De joodse begraafplaats
De joodse begraafplaats op het Emmaplein, Beth Chajim - Huis der Levenden, is dan al verdwenen. Die wordt sedert het eind van de dertiger jaren van deze eeuw niet meer gebruikt. De laatste Schiedamse joden die er begraven worden zijn Levie Mozes van Trommel, op 13 juli 1936, en Eva de Zoete op 3 oktober in 1938. De eeuwige rustplaatsen, (een joods graf mag in principe nooit gestoord worden) moeten echter wijken voor de aanleg van de Huis te Riviereweg. Het verkeer eist zijn tol.
Tussen de gemeente Schiedam en het Opperrabinaat wordt een uitvoerige correspondentie gevoerd tot op 18 juli 1961. Opperrabbijn L. Vorst schrijft geen bezwaar te hebben tegen het ruimen van de joodse begraafplaats in Schiedam. Er worden veertien punten in een "Instructie voor de opgravingen op de Israëlitische Begraafplaats" opgesteld. Onder leiding en toezicht van een door het rabbinaat aangewezen opzichter wordt het werk tenslotte in 1962 uitgevoerd.

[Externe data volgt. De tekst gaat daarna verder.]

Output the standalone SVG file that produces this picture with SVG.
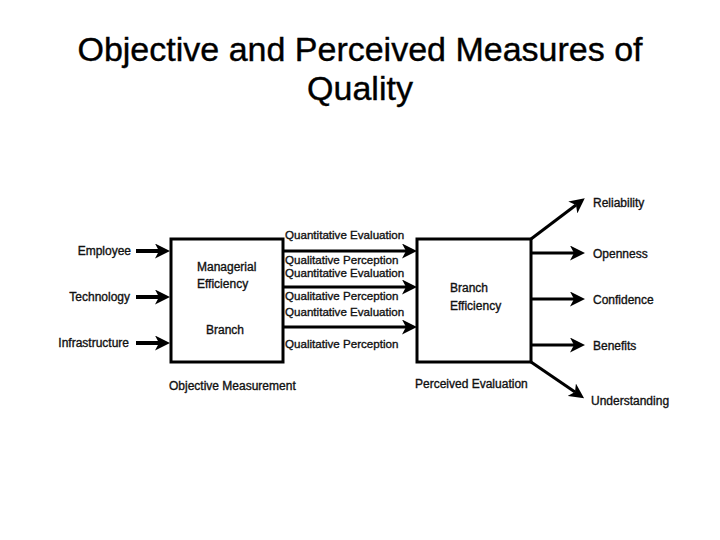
<svg xmlns="http://www.w3.org/2000/svg" width="720" height="540" viewBox="0 0 720 540">
<style>
.title{font-family:"Liberation Sans",Arial,sans-serif;font-size:34px;fill:#000;stroke:#000;stroke-width:0.4}
.lbl{font-family:"Liberation Sans",Arial,sans-serif;font-size:12px;fill:#111;stroke:#111;stroke-width:0.35}
.mid{font-size:11.6px}
.box{fill:#fff;stroke:#000;stroke-width:3}
.arr{stroke:#000;fill:none;marker-end:url(#ah)}
</style>
<defs>
<marker id="ah" viewBox="0 0 15 15" markerWidth="15" markerHeight="15" markerUnits="userSpaceOnUse" refX="4" refY="7.5" orient="auto">
<path d="M0,0 L15,7.5 L0,15 L4,7.5 z" fill="#000"/>
</marker>
</defs>
<rect width="720" height="540" fill="#fff"/>
<text class="title" x="360" y="61" text-anchor="middle">Objective and Perceived Measures of</text>
<text class="title" x="360" y="100" text-anchor="middle">Quality</text>

<g id="connectors">
<line class="arr" x1="136" y1="251" x2="159" y2="251" stroke-width="4"/>
<line class="arr" x1="136" y1="297" x2="159" y2="297" stroke-width="4"/>
<line class="arr" x1="136" y1="343" x2="159" y2="343" stroke-width="4"/>
<line class="arr" x1="283" y1="251" x2="406" y2="251" stroke-width="3"/>
<line class="arr" x1="283" y1="287" x2="406" y2="287" stroke-width="3"/>
<line class="arr" x1="283" y1="327" x2="406" y2="327" stroke-width="3"/>
<line class="arr" x1="531" y1="239" x2="576" y2="205" stroke-width="3"/>
<line class="arr" x1="531" y1="253" x2="574" y2="253" stroke-width="3"/>
<line class="arr" x1="531" y1="299" x2="574" y2="299" stroke-width="3"/>
<line class="arr" x1="531" y1="345" x2="574" y2="345" stroke-width="3"/>
<line class="arr" x1="531" y1="362" x2="575" y2="392" stroke-width="3"/>
</g>

<g id="inputs">
<text class="lbl" x="131" y="255" text-anchor="end">Employee</text>
<text class="lbl" x="130" y="301" text-anchor="end">Technology</text>
<text class="lbl" x="129" y="347" text-anchor="end">Infrastructure</text>
</g>

<g id="objective-box">
<rect class="box" x="171" y="239" width="112" height="123"/>
<text class="lbl" x="197" y="271">Managerial</text>
<text class="lbl" x="197" y="288">Efficiency</text>
<text class="lbl" x="225" y="334" text-anchor="middle">Branch</text>
<text class="lbl" x="169" y="390">Objective Measurement</text>
</g>

<g id="middle-labels">
<text class="lbl mid" x="285" y="239">Quantitative Evaluation</text>
<text class="lbl mid" x="285" y="264">Qualitative Perception</text>
<text class="lbl mid" x="285" y="277">Quantitative Evaluation</text>
<text class="lbl mid" x="285" y="300">Qualitative Perception</text>
<text class="lbl mid" x="285" y="316">Quantitative Evaluation</text>
<text class="lbl mid" x="285" y="348">Qualitative Perception</text>
</g>

<g id="perceived-box">
<rect class="box" x="417" y="239" width="114" height="123"/>
<text class="lbl" x="450" y="292">Branch</text>
<text class="lbl" x="450" y="310">Efficiency</text>
<text class="lbl" x="415" y="388">Perceived Evaluation</text>
</g>

<g id="outputs">
<text class="lbl" x="593" y="207">Reliability</text>
<text class="lbl" x="593" y="258">Openness</text>
<text class="lbl" x="593" y="304">Confidence</text>
<text class="lbl" x="593" y="350">Benefits</text>
<text class="lbl" x="591" y="405">Understanding</text>
</g>
</svg>
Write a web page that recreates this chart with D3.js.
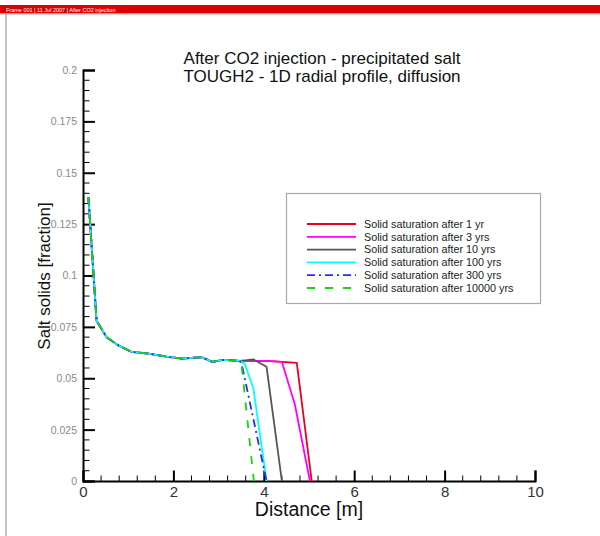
<!DOCTYPE html>
<html>
<head>
<meta charset="utf-8">
<script src="https://cdn.jsdelivr.net/npm/d3@7"></script>
<style>
  html, body { margin: 0; padding: 0; background: #fff; }
  svg { display: block; font-family: "Liberation Sans", Arial, Helvetica, sans-serif; }
</style>
</head>
<body>
<svg id="chart" width="600" height="536"></svg>
<script>
// ---------- data ----------
const titleLines = ["After CO2 injection - precipitated salt", "TOUGH2 - 1D radial profile, diffusion"];
const headerText = "Frame 001  |  11 Jul 2007  |  After CO2 injection";
const xTicks = [0, 2, 4, 6, 8, 10];
const yTicks = [0, 0.025, 0.05, 0.075, 0.1, 0.125, 0.15, 0.175, 0.2];
const yTickLabels = ["0", "0.025", "0.05", "0.075", "0.1", "0.125", "0.15", "0.175", "0.2"];

// shared near-well profile (identical for all times)
const commonDistance = [0.12, 0.30, 0.52, 0.78, 1.08, 1.45, 1.85, 2.2, 2.62, 2.86, 3.1, 3.47];
const commonSolids   = [0.138, 0.078, 0.070, 0.066, 0.0628, 0.062, 0.0605, 0.0595, 0.0603, 0.058, 0.0589, 0.0585];

// tails beyond the shared profile
const dist1yr    = [3.77, 4.06, 4.40, 4.73, 5.06];
const solids1yr  = [0.0585, 0.0585, 0.058, 0.0575, 0];
const dist3yr    = [3.77, 4.06, 4.40, 4.69, 5.02];
const solids3yr  = [0.0585, 0.0585, 0.058, 0.037, 0];
const dist10yr   = [3.62, 3.77, 4.06, 4.40];
const solids10yr = [0.0588, 0.0592, 0.0556, 0];
const dist100yr   = [3.58, 3.77, 4.06];
const solids100yr = [0.057, 0.045, 0];
const dist300yr   = [3.53, 4.06];
const solids300yr = [0.055, 0];
const dist10000yr   = [3.51, 3.78];
const solids10000yr = [0.056, 0];

const seriesNames = [
  "Solid saturation after 1 yr",
  "Solid saturation after 3 yrs",
  "Solid saturation after 10 yrs",
  "Solid saturation after 100 yrs",
  "Solid saturation after 300 yrs",
  "Solid saturation after 10000 yrs"
];
const seriesColors = ["#e8001c", "#ff00ff", "#555555", "#00ffff", "#2a2aff", "#16d516"];
const seriesDash = [null, null, null, null, "8,4,2,4", "8,10"];
const tails = [
  [dist1yr, solids1yr], [dist3yr, solids3yr], [dist10yr, solids10yr],
  [dist100yr, solids100yr], [dist300yr, solids300yr], [dist10000yr, solids10000yr]
];

const series = seriesNames.map((name, i) => {
  const xs = commonDistance.concat(tails[i][0]);
  const ys = commonSolids.concat(tails[i][1]);
  return { name, color: seriesColors[i], dash: seriesDash[i], points: xs.map((x, k) => [x, ys[k]]) };
});

// ---------- drawing ----------
const svg = d3.select("#chart");

// header bar
svg.append("rect").attr("x", 0).attr("y", 5).attr("width", 600).attr("height", 8.5).attr("fill", "#dd0000");
svg.append("rect").attr("x", 0).attr("y", 13.5).attr("width", 600).attr("height", 1).attr("fill", "#f4a0a0");
svg.append("text").attr("x", 6).attr("y", 11.6).attr("fill", "#fff").attr("font-size", 5.5).text(headerText);
// left frame border
svg.append("line").attr("x1", 6).attr("x2", 6).attr("y1", 14).attr("y2", 536)
  .attr("stroke", "#b0b0b0").attr("stroke-width", 1.5);

const x = d3.scaleLinear().domain([0, 10]).range([83, 535]);
const y = d3.scaleLinear().domain([0, 0.2]).range([481, 70]);

// title
svg.append("g").selectAll("text").data(titleLines).join("text")
  .attr("x", 322).attr("y", (d, i) => 64 + i * 17.5)
  .attr("text-anchor", "middle").attr("font-size", 17).attr("fill", "#111")
  .text(d => d);

// minor ticks
const xMinor = d3.range(0, 10.001, 0.4).filter(v => Math.abs(v / 2 - Math.round(v / 2)) > 1e-6);
const yMinor = d3.range(0, 0.2001, 0.005).filter(v => Math.abs(v / 0.025 - Math.round(v / 0.025)) > 1e-6);

svg.append("g").selectAll("line").data(xMinor).join("line")
  .attr("x1", d => x(d)).attr("x2", d => x(d)).attr("y1", 481).attr("y2", 475.5)
  .attr("stroke", "#000").attr("stroke-width", 1);
svg.append("g").selectAll("line").data(yMinor).join("line")
  .attr("y1", d => y(d)).attr("y2", d => y(d)).attr("x1", 83).attr("x2", 89.5)
  .attr("stroke", "#000").attr("stroke-width", 1);

// x axis (ticks pointing inward)
const xAxis = d3.axisBottom(x).tickValues(xTicks).tickSize(-10.5).tickPadding(5).tickFormat(d3.format("d"));
const gx = svg.append("g").attr("transform", "translate(0,481)").call(xAxis);
gx.select(".domain").attr("stroke", "#000").attr("stroke-width", 2);
gx.selectAll(".tick line").attr("stroke", "#000").attr("stroke-width", 2);
gx.selectAll(".tick text").attr("font-size", 15).attr("fill", "#333")
  .attr("font-family", "Liberation Sans, Arial, sans-serif");

// y axis (ticks pointing inward)
const yAxis = d3.axisLeft(y).tickValues(yTicks).tickSize(-12).tickPadding(6)
  .tickFormat((d, i) => yTickLabels[i]);
const gy = svg.append("g").attr("transform", "translate(83,0)").call(yAxis);
gy.select(".domain").attr("stroke", "#000").attr("stroke-width", 2);
gy.selectAll(".tick line").attr("stroke", "#000").attr("stroke-width", 2);
gy.selectAll(".tick text").attr("font-size", 10.5).attr("fill", "#8a8a8a")
  .attr("font-family", "Liberation Sans, Arial, sans-serif");

// axis titles
svg.append("text").attr("x", 309).attr("y", 516).attr("text-anchor", "middle")
  .attr("font-size", 19.5).attr("fill", "#111").text("Distance [m]");
svg.append("text").attr("transform", "translate(50,276) rotate(-90)").attr("text-anchor", "middle")
  .attr("font-size", 17).attr("fill", "#111").text("Salt solids [fraction]");

// curves
const line = d3.line().x(d => x(d[0])).y(d => y(d[1]));
svg.append("g").selectAll("path").data(series).join("path")
  .attr("d", d => line(d.points))
  .attr("fill", "none")
  .attr("stroke", d => d.color)
  .attr("stroke-width", 1.8)
  .attr("stroke-dasharray", d => d.dash)
  .attr("stroke-linejoin", "round");

// legend
const lg = svg.append("g");
lg.append("rect").attr("x", 286.5).attr("y", 193.5).attr("width", 254).attr("height", 110)
  .attr("fill", "#fff").attr("stroke", "#a8a8a8").attr("stroke-width", 1.2);
const items = lg.selectAll("g.item").data(series).join("g").attr("class", "item")
  .attr("transform", (d, i) => `translate(0,${224 + i * 12.8})`);
items.append("line").attr("x1", 307).attr("x2", 356).attr("y1", 0).attr("y2", 0)
  .attr("stroke", d => d.color).attr("stroke-width", 1.8).attr("stroke-dasharray", d => d.dash);
items.append("text").attr("x", 364).attr("y", 3.8).attr("font-size", 10.8).attr("fill", "#222")
  .text(d => d.name);
</script>
</body>
</html>
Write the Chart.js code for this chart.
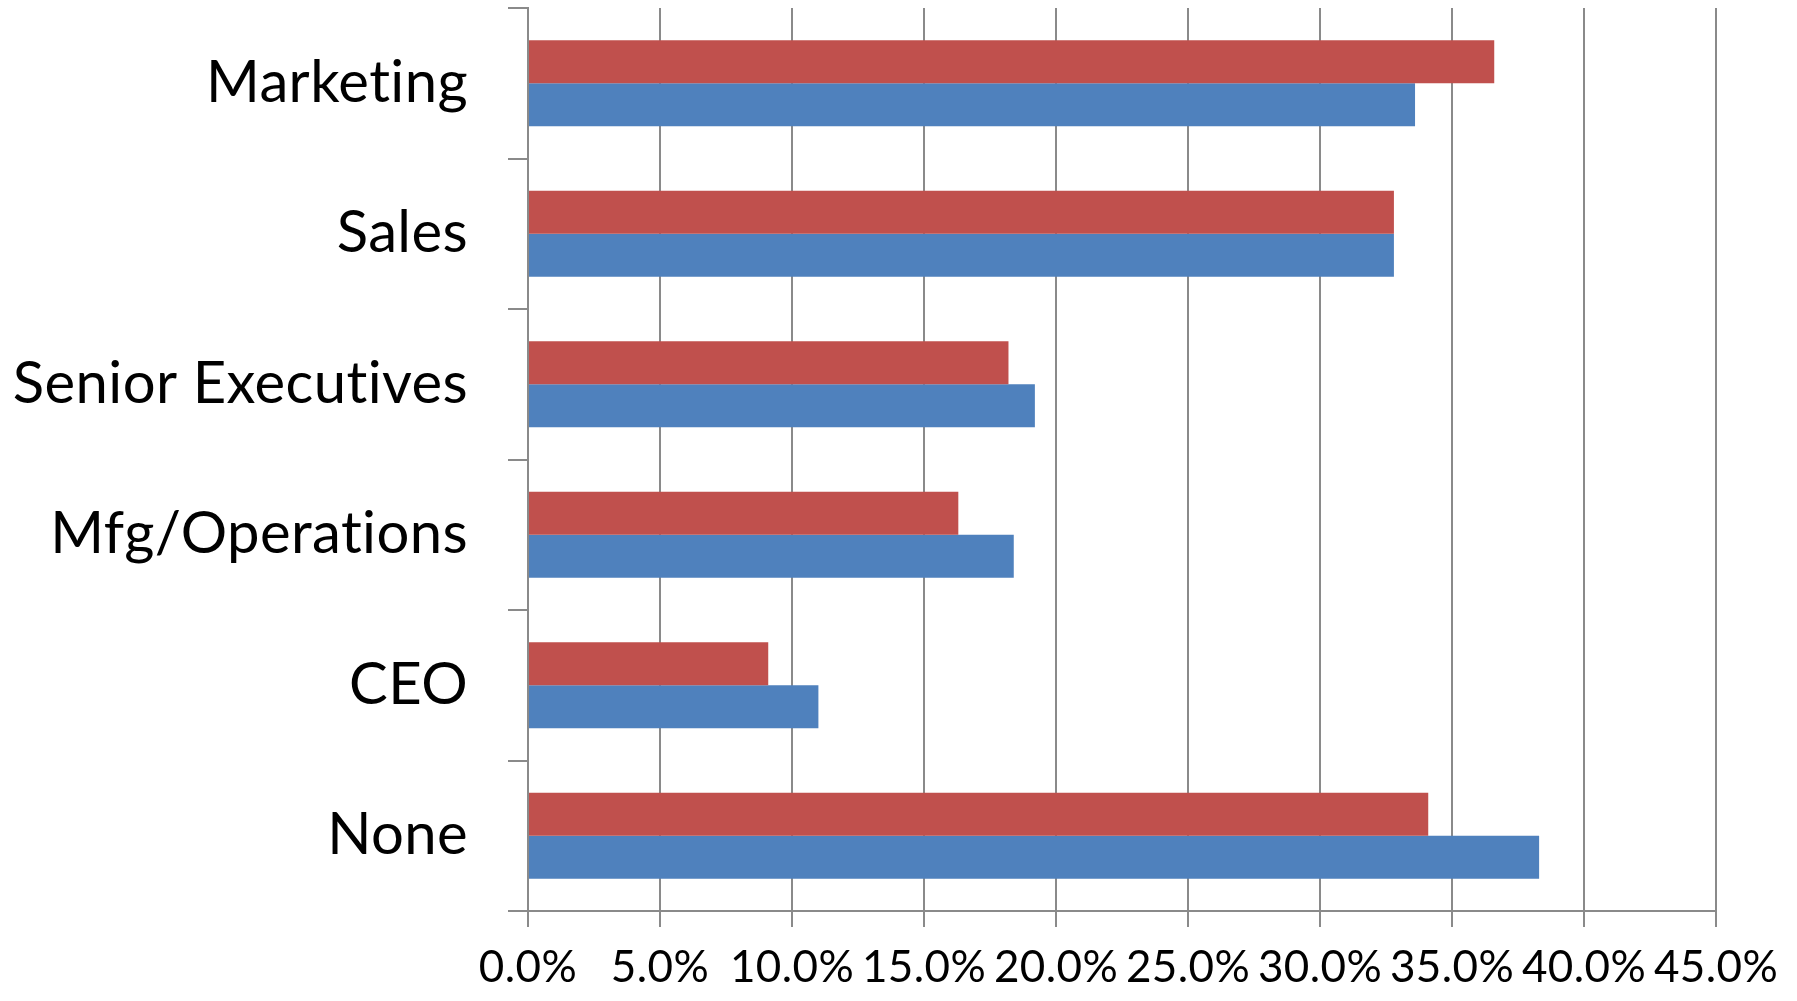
<!DOCTYPE html>
<html>
<head>
<meta charset="utf-8">
<script src="https://cdn.jsdelivr.net/npm/chart.js@4/dist/chart.umd.min.js"></script>
<style>
  html, body { margin: 0; padding: 0; background: #fff; overflow: hidden; }
  #wrap { width: 1797px; height: 1001px; }
</style>
</head>
<body>
<div id="wrap"><canvas id="chart" width="1797" height="1001"></canvas></div>
<script>
// --- DATOS ---
const categories = ['Marketing', 'Sales', 'Senior Executives', 'Mfg/Operations', 'CEO', 'None'];
const series1 = [33.6, 32.8, 19.2, 18.4, 11.0, 38.3]; // azul
const series2 = [36.6, 32.8, 18.2, 16.3, 9.1, 34.1];  // rojo
const xTicks = [0, 5, 10, 15, 20, 25, 30, 35, 40, 45];

const gridGray = '#8a8a8a';
const labelFont = 'Lato, "Open Sans", sans-serif';

// un poco de espaciado evita las ligaduras "ti" de Lato
const spacingPlugin = {
    id: 'letterSpacing',
    beforeDraw(chart) {
        chart.ctx.letterSpacing = '0.4px';
    }
};

const ctx = document.getElementById('chart').getContext('2d');

new Chart(ctx, {
    type: 'bar',
    data: {
        labels: categories,
        datasets: [
            { label: 'Series 2', data: series2, backgroundColor: '#C0504D' },
            { label: 'Series 1', data: series1, backgroundColor: '#4F81BD' }
        ]
    },
    plugins: [spacingPlugin],
    options: {
        indexAxis: 'y',
        responsive: false,
        animation: false,
        layout: { padding: { top: 8, right: 81, left: 0, bottom: 0 } },
        datasets: {
            bar: { barPercentage: 1.0, categoryPercentage: 0.57 }
        },
        plugins: {
            legend: { display: false },
            tooltip: { enabled: false }
        },
        scales: {
            x: {
                min: 0,
                max: 45,
                afterBuildTicks: (scale) => {
                    scale.ticks = xTicks.map(v => ({ value: v }));
                },
                afterFit: (scale) => { scale.height = 90; },
                grid: {
                    color: gridGray,
                    lineWidth: 2,
                    tickLength: 16,
                    drawOnChartArea: true
                },
                border: { color: gridGray, width: 2 },
                ticks: {
                    autoSkip: false,
                    maxRotation: 0,
                    padding: 14,
                    color: '#000',
                    font: { family: labelFont, size: 44 },
                    callback: (v) => Number(v).toFixed(1) + '%'
                }
            },
            y: {
                afterFit: (scale) => {
                    scale.width = 528;
                    scale.paddingTop = 0;
                    scale.paddingBottom = 0;
                },
                grid: {
                    color: gridGray,
                    lineWidth: 2,
                    tickLength: 20,
                    offset: true,
                    drawOnChartArea: false
                },
                border: { color: gridGray, width: 2 },
                ticks: {
                    padding: 40,
                    color: '#000',
                    font: { family: labelFont, size: 58 }
                }
            }
        }
    }
});
</script>
</body>
</html>
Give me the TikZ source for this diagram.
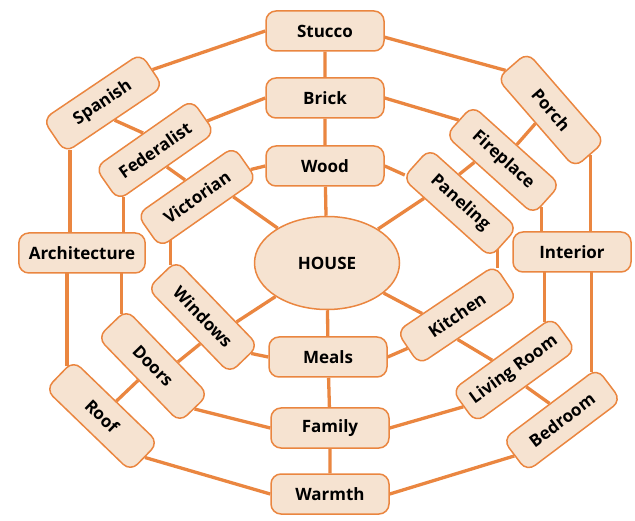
\documentclass[tikz,border=0pt]{standalone}
\usepackage{fontspec}
\setmainfont{Open Sans}
\usetikzlibrary{calc,backgrounds,shapes.geometric}

\definecolor{weborange}{HTML}{EA8640}
\definecolor{webpeach}{HTML}{F6E3D1}

\tikzset{
  word/.style={draw=weborange, fill=webpeach, line width=1.5pt, rounded corners=10pt,
    minimum width=118pt, minimum height=40pt, inner xsep=10pt,
    font=\fontsize{17}{20}\selectfont\bfseries, text=black},
  hub/.style={ellipse, draw=weborange, fill=webpeach, line width=1.5pt,
    minimum width=145pt, minimum height=93pt,
    font=\fontsize{17}{20}\selectfont\bfseries, text=black},
  strand/.style={draw=weborange, line width=3.3pt}
}

\begin{document}
\begin{tikzpicture}[x=1pt, y=-1pt]
    \useasboundingbox (0,0) rectangle (635,521);

    % centre, top and bottom columns
    \node[hub] (house) at (327,263) {HOUSE};
    \node[word] (stucco) at (325,31) {Stucco};
    \node[word] (brick) at (325,98) {Brick};
    \node[word] (wood) at (325,166) {Wood};
    \node[word] (meals) at (328,357) {Meals};
    \node[word] (family) at (330,428) {Family};
    \node[word] (warmth) at (330,494) {Warmth};

    % sides
    \node[word] (arch) at (82,253) {Architecture};
    \node[word] (interior) at (572,252) {Interior};

    % upper left
    \node[word, rotate=34] (spanish) at (103,103) {Spanish};
    \node[word, rotate=35] (federalist) at (155,150) {Federalist};
    \node[word, rotate=35] (victorian) at (197,197) {Victorian};

    % lower left
    \node[word, rotate=-46] (windows) at (203,317) {Windows};
    \node[word, rotate=-46] (doors) at (153,366) {Doors};
    \node[word, rotate=-44] (roof) at (102,416) {Roof};

    % lower right
    \node[word, rotate=34] (kitchen) at (457,315) {Kitchen};
    \node[word, rotate=36] (living) at (514,370) {Living Room};
    \node[word, rotate=37] (bedroom) at (562,420) {Bedroom};

    % upper right
    \node[word, rotate=-42] (paneling) at (460,203) {Paneling};
    \node[word, rotate=-42] (fireplace) at (503,160) {Fireplace};
    \node[word, rotate=-49] (porch) at (551,110) {Porch};

    % attach points of the vertical strands
    \coordinate (spanishfoot) at ($(spanish.south west)!0.05!(spanish.south east)$);
    \coordinate (fedfoot) at ($(federalist.south west)!0.06!(federalist.south east)$);
    \coordinate (doorshead) at ($(doors.west)!0.65!(doors.north west)$);
    \coordinate (roofhead) at ($(roof.west)!0.55!(roof.north west)$);
    \coordinate (winhead) at ($(windows.west)!0.6!(windows.north west)$);
    \coordinate (porchfoot) at (porch.east);
    \coordinate (firefoot) at ($(fireplace.east)!0.45!(fireplace.south east)$);
    \coordinate (livinghead) at ($(living.north east)!0.08!(living.north west)$);
    \coordinate (bedhead) at ($(bedroom.north east)!0.06!(bedroom.north west)$);
    \coordinate (kitchenhead) at ($(kitchen.east)!0.8!(kitchen.north east)$);

    \begin{scope}[on background layer]
        % spokes
        \draw[strand] (house) -- (wood) -- (brick) -- (stucco);
        \draw[strand] (house) -- (meals) -- (family) -- (warmth);
        \draw[strand] (house) -- ($(victorian.south)!0.5!(victorian.south east)$);
        \draw[strand] (victorian.north) -- (federalist.south);
        \draw[strand] (federalist.north) -- (spanish.south);
        \draw[strand] (house) -- ($(paneling.south)!0.5!(paneling.south west)$);
        \draw[strand] ($(paneling.north)!0.33!(paneling.north west)$) -- ($(fireplace.south)!0.33!(fireplace.south west)$);
        \draw[strand] (fireplace.north) -- (porch.south);
        \draw[strand] (house) -- ($(windows.north)!0.45!(windows.north east)$);
        \draw[strand] ($(windows.south)!0.29!(windows.south east)$) -- ($(doors.north)!0.24!(doors.north east)$);
        \draw[strand] (doors.south) -- (roof.north);
        \draw[strand] (house) -- ($(kitchen.north)!0.47!(kitchen.north west)$);
        \draw[strand] ($(kitchen.south)!0.22!(kitchen.south west)$) -- ($(living.north)!0.19!(living.north west)$);
        \draw[strand] (living.south) -- (bedroom.north);

        % inner ring
        \draw[strand] (wood.west) -- ($(victorian.east)!0.4!(victorian.south east)$);
        \draw[strand] (winhead) -- (winhead |- victorian.south);
        \draw[strand] ($(windows.east)!0.45!(windows.north east)$) -- (meals.west);
        \draw[strand] (meals.east) -- (kitchen.west);
        \draw[strand] (kitchenhead) -- (kitchenhead |- paneling.south);
        \draw[strand] ($(paneling.west)!0.78!(paneling.south west)$) -- (wood.east);

        % middle ring
        \draw[strand] (brick.west) -- ($(federalist.east)!0.3!(federalist.south east)$);
        \draw[strand] (fedfoot) -- (fedfoot |- arch);
        \draw[strand] (doorshead) -- (doorshead |- arch);
        \draw[strand] (doors.east) -- (family.west);
        \draw[strand] (family.east) -- (living.west);
        \draw[strand] (livinghead) -- (livinghead |- interior);
        \draw[strand] (firefoot) -- (firefoot |- interior);
        \draw[strand] (fireplace.west) -- (brick.east);

        % outer ring
        \draw[strand] (stucco.west) -- (spanish.east);
        \draw[strand] (spanishfoot) -- (spanishfoot |- arch);
        \draw[strand] (roofhead) -- (roofhead |- arch);
        \draw[strand] (roof.east) -- (warmth.west);
        \draw[strand] (warmth.east) -- (bedroom.west);
        \draw[strand] (bedhead) -- (bedhead |- interior);
        \draw[strand] (porchfoot) -- (porchfoot |- interior);
        \draw[strand] ($(porch.west)!0.4!(porch.south west)$) -- ($(stucco.east)!0.3!(stucco.south east)$);
    \end{scope}

\end{tikzpicture}
\end{document}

Onbevoegden worden niet toegelaten en alle personen die zich op de begraafplaats bevinden moeten een hoofdbedekking dragen. Alle stoffelijke resten van 143 gestorvenen worden volgens de joodse regels opgegraven en in ongeveer 25 kisten gelegd. Samen met 15 grafstenen worden ze overgebracht naar de keurig onderhouden joodse begraafplaats aan het Toepad in Rotterdam. Daar rusten ze nog.
Vanaf 1830 is bekend wie er op de oude joodse begraafplaats werden begraven. Van vóór die tijd is dat niet het geval want ze vielen (zeer waarschijnlijk) niet onder de controle van de gemeentelijke grafmaker. Wel is het aantal begravingen vanaf 1878 bekend (volgens de betreffende Gemeenteverslagen).